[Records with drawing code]
□ □ □ □
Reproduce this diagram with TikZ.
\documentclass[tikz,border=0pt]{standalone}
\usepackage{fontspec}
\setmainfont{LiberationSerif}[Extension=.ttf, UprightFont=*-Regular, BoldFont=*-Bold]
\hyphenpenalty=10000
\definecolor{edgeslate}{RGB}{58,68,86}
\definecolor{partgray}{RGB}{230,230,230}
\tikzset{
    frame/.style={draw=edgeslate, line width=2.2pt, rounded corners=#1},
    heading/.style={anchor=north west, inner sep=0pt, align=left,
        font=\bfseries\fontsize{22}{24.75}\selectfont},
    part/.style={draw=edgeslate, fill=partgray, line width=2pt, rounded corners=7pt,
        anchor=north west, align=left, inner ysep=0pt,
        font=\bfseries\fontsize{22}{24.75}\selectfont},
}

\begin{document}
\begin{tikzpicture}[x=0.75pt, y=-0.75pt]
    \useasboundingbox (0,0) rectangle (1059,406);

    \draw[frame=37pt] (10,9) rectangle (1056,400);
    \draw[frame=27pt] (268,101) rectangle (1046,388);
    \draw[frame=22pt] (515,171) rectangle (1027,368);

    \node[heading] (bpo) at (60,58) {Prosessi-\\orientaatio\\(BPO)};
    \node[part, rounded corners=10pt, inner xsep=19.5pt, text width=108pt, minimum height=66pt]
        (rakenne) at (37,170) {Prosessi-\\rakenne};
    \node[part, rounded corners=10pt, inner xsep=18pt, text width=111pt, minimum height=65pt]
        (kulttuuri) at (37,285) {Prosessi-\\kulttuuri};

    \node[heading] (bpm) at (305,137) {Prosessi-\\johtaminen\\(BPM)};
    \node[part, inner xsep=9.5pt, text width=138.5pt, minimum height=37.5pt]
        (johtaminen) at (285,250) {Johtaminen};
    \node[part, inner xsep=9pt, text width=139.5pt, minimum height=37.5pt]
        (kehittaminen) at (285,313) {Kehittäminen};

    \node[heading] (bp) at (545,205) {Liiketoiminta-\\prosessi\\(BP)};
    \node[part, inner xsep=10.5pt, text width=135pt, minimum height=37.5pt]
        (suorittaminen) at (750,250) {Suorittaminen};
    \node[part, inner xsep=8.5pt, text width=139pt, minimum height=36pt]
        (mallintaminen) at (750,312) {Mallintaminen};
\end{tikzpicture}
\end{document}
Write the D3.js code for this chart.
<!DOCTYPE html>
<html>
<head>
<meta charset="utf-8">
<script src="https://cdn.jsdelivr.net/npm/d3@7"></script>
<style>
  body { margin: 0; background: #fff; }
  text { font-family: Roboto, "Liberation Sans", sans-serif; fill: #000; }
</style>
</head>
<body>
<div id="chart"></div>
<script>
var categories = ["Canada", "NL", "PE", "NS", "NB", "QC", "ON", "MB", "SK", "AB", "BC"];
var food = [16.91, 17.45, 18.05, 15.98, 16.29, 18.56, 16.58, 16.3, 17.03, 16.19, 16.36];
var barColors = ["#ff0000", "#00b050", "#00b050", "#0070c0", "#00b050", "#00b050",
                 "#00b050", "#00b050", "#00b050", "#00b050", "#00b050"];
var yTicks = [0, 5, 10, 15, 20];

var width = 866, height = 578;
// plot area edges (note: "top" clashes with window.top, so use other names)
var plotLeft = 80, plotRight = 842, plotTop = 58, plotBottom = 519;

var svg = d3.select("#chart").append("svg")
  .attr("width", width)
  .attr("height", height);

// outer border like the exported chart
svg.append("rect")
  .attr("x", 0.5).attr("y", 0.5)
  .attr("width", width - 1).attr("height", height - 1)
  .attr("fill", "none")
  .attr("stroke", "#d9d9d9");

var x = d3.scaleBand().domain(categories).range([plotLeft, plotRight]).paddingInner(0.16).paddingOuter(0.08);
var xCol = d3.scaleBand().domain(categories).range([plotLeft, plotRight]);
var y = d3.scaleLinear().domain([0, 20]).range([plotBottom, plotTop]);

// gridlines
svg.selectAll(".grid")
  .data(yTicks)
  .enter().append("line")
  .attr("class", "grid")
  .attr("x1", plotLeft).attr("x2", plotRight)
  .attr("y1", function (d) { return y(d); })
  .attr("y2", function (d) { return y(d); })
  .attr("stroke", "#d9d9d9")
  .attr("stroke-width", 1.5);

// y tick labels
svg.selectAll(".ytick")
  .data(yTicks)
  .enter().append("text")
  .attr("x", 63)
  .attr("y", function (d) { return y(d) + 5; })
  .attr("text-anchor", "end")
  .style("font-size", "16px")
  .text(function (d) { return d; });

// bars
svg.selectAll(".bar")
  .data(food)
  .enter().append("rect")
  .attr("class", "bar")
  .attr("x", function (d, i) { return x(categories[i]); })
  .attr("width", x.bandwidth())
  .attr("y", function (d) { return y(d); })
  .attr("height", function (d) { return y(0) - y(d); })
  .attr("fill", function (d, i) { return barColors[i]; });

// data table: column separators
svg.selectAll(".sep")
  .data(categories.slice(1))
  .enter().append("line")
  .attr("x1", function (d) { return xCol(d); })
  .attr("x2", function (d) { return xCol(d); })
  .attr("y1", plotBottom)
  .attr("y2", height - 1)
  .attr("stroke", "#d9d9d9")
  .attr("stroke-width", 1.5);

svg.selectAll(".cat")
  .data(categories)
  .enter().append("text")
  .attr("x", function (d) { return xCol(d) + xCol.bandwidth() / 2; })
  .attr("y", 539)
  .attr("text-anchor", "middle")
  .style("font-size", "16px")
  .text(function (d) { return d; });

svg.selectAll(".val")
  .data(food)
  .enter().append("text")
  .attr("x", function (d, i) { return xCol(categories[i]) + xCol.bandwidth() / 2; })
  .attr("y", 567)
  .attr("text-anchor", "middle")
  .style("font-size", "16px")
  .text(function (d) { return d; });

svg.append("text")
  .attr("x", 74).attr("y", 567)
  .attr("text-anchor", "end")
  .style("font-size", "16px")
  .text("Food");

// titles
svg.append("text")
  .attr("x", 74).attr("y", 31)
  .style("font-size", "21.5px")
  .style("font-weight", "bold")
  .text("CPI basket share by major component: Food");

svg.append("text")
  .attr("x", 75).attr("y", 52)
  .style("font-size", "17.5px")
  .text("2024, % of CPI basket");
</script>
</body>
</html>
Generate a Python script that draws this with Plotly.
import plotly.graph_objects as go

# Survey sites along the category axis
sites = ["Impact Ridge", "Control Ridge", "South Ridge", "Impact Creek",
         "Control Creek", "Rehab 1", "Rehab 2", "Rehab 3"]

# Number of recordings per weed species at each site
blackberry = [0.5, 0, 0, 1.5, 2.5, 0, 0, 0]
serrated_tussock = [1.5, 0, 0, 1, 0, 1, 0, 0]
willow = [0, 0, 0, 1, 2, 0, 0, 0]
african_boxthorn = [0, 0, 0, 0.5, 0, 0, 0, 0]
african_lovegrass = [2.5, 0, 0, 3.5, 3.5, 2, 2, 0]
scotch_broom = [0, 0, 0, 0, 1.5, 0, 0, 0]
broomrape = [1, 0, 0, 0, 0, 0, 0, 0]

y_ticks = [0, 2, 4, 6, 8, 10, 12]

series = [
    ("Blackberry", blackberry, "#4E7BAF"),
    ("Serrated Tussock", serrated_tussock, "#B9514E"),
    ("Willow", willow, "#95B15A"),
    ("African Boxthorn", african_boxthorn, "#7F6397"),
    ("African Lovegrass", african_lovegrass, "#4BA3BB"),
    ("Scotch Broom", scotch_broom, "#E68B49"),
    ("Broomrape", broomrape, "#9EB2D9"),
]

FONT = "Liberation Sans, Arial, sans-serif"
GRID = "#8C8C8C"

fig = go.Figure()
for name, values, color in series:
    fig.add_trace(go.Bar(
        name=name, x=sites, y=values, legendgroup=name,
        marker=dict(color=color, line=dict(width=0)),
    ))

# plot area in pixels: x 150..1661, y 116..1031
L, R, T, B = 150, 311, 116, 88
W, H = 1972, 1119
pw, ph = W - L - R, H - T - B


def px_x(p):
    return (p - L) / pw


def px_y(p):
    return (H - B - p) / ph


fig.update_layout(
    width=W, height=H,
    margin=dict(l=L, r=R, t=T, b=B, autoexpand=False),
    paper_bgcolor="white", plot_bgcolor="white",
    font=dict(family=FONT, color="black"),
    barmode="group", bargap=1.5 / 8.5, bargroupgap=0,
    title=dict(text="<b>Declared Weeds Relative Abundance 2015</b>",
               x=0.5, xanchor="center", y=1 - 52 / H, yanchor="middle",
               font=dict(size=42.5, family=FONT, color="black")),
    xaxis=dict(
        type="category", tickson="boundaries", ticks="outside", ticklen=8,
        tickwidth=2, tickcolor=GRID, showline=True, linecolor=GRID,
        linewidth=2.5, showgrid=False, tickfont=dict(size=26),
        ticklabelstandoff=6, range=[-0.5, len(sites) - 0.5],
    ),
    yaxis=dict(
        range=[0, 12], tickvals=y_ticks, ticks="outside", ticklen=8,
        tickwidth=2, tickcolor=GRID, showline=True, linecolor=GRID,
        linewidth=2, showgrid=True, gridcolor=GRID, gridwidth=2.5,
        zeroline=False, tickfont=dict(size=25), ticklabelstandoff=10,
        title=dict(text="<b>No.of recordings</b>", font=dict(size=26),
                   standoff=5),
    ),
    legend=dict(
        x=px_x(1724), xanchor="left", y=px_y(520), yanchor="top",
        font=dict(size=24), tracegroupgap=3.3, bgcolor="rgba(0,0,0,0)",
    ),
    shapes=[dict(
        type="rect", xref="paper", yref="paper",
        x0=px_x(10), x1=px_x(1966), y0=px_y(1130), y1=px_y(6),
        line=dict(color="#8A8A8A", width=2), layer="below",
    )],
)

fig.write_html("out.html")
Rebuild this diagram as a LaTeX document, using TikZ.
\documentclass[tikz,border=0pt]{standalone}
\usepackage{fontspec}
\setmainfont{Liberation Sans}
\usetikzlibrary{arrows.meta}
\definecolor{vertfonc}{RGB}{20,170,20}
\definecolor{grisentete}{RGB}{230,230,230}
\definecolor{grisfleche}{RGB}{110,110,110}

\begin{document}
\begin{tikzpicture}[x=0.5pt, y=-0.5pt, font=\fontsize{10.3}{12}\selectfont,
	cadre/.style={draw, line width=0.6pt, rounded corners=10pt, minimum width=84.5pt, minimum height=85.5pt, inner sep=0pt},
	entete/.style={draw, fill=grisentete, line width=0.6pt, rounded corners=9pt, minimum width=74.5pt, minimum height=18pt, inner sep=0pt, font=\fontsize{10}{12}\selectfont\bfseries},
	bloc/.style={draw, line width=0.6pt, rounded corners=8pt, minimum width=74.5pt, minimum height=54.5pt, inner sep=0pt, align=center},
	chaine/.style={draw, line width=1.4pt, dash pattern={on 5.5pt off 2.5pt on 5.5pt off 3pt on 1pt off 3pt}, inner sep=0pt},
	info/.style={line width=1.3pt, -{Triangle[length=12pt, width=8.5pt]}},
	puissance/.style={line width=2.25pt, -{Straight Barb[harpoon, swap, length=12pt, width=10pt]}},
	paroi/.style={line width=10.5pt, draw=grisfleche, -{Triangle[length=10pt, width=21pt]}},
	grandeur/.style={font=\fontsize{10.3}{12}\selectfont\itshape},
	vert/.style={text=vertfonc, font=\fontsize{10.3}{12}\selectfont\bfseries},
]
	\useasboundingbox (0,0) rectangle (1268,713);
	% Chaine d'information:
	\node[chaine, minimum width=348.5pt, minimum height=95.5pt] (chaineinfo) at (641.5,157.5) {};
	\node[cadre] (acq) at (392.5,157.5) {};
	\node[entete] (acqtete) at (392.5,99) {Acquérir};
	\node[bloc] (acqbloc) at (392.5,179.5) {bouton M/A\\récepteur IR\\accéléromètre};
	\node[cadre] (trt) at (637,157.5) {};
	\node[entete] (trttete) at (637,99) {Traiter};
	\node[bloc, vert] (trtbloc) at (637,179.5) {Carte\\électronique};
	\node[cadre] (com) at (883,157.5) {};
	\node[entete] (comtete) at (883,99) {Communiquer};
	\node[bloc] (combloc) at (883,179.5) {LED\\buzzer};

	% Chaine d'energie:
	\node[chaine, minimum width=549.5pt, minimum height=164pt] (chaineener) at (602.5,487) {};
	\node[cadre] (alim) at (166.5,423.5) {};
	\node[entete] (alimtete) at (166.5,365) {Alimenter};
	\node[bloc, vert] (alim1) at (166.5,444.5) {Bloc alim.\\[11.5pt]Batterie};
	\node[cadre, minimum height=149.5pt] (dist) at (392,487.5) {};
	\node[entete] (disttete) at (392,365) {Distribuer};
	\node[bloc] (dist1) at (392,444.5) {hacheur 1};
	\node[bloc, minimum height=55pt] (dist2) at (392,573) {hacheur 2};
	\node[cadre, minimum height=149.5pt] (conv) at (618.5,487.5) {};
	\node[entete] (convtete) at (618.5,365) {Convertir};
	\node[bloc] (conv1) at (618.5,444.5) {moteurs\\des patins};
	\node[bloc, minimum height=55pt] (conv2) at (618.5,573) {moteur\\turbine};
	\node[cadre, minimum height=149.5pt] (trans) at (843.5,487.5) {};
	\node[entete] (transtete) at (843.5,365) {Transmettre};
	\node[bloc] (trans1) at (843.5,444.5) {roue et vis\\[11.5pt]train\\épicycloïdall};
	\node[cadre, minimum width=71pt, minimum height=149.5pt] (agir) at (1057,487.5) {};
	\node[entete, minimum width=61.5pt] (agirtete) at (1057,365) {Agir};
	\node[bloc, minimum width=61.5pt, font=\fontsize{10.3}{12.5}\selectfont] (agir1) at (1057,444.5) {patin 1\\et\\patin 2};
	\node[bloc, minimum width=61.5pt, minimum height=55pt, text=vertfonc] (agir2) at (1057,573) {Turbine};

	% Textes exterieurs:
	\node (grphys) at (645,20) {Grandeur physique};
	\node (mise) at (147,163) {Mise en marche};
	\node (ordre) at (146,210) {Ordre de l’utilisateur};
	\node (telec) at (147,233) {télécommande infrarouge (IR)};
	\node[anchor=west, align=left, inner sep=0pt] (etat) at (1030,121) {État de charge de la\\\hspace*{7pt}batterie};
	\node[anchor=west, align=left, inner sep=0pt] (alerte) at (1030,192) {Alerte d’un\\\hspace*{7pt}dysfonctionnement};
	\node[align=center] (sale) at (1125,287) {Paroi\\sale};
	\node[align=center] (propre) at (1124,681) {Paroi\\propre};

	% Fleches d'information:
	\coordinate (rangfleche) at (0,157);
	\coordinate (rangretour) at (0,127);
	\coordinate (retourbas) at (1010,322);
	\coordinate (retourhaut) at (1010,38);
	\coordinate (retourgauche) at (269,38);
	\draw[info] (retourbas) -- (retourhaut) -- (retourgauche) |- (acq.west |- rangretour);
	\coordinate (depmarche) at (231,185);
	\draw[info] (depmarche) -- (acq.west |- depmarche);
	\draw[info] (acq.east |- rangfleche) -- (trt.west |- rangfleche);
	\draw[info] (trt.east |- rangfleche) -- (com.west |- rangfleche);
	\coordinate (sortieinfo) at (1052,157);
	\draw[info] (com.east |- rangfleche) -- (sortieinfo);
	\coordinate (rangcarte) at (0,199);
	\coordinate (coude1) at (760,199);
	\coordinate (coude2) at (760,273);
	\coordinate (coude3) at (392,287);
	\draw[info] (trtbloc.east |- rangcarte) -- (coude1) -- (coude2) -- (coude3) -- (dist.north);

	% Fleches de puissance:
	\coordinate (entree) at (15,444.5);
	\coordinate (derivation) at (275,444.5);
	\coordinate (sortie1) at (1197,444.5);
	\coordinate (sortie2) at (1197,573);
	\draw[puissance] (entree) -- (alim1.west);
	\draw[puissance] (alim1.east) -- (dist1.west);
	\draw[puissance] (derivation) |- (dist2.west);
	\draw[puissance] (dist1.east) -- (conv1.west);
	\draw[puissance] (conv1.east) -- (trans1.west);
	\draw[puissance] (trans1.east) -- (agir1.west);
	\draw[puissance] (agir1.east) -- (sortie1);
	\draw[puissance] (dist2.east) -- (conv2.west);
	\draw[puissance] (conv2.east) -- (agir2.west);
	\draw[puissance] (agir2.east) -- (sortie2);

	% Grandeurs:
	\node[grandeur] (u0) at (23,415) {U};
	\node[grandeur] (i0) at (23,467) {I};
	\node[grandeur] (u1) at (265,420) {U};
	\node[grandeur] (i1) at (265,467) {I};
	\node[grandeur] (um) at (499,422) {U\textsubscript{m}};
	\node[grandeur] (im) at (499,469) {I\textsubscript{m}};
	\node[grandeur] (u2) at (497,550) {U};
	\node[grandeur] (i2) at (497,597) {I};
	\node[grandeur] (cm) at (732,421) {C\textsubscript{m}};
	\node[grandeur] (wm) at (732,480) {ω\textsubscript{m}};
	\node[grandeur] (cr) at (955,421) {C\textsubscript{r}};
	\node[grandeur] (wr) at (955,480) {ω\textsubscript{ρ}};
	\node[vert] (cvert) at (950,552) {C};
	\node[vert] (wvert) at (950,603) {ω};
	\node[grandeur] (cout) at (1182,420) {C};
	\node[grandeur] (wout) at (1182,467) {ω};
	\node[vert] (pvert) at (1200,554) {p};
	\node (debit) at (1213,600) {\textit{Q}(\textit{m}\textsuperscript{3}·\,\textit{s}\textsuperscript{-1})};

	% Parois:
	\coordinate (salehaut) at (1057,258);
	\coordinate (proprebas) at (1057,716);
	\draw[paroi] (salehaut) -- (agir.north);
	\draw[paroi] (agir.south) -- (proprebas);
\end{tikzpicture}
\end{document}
□ □ □ □
**Task statement**:
Above are the records; from them, give again exactly the lines from the one containing "Generate a Python" through the one containing "return (H - B - p) / ph", both included.

**Complete answer**:
Generate a Python script that draws this with Plotly.
import plotly.graph_objects as go

# Survey sites along the category axis
sites = ["Impact Ridge", "Control Ridge", "South Ridge", "Impact Creek",
         "Control Creek", "Rehab 1", "Rehab 2", "Rehab 3"]

# Number of recordings per weed species at each site
blackberry = [0.5, 0, 0, 1.5, 2.5, 0, 0, 0]
serrated_tussock = [1.5, 0, 0, 1, 0, 1, 0, 0]
willow = [0, 0, 0, 1, 2, 0, 0, 0]
african_boxthorn = [0, 0, 0, 0.5, 0, 0, 0, 0]
african_lovegrass = [2.5, 0, 0, 3.5, 3.5, 2, 2, 0]
scotch_broom = [0, 0, 0, 0, 1.5, 0, 0, 0]
broomrape = [1, 0, 0, 0, 0, 0, 0, 0]

y_ticks = [0, 2, 4, 6, 8, 10, 12]

series = [
    ("Blackberry", blackberry, "#4E7BAF"),
    ("Serrated Tussock", serrated_tussock, "#B9514E"),
    ("Willow", willow, "#95B15A"),
    ("African Boxthorn", african_boxthorn, "#7F6397"),
    ("African Lovegrass", african_lovegrass, "#4BA3BB"),
    ("Scotch Broom", scotch_broom, "#E68B49"),
    ("Broomrape", broomrape, "#9EB2D9"),
]

FONT = "Liberation Sans, Arial, sans-serif"
GRID = "#8C8C8C"

fig = go.Figure()
for name, values, color in series:
    fig.add_trace(go.Bar(
        name=name, x=sites, y=values, legendgroup=name,
        marker=dict(color=color, line=dict(width=0)),
    ))

# plot area in pixels: x 150..1661, y 116..1031
L, R, T, B = 150, 311, 116, 88
W, H = 1972, 1119
pw, ph = W - L - R, H - T - B


def px_x(p):
    return (p - L) / pw


def px_y(p):
    return (H - B - p) / ph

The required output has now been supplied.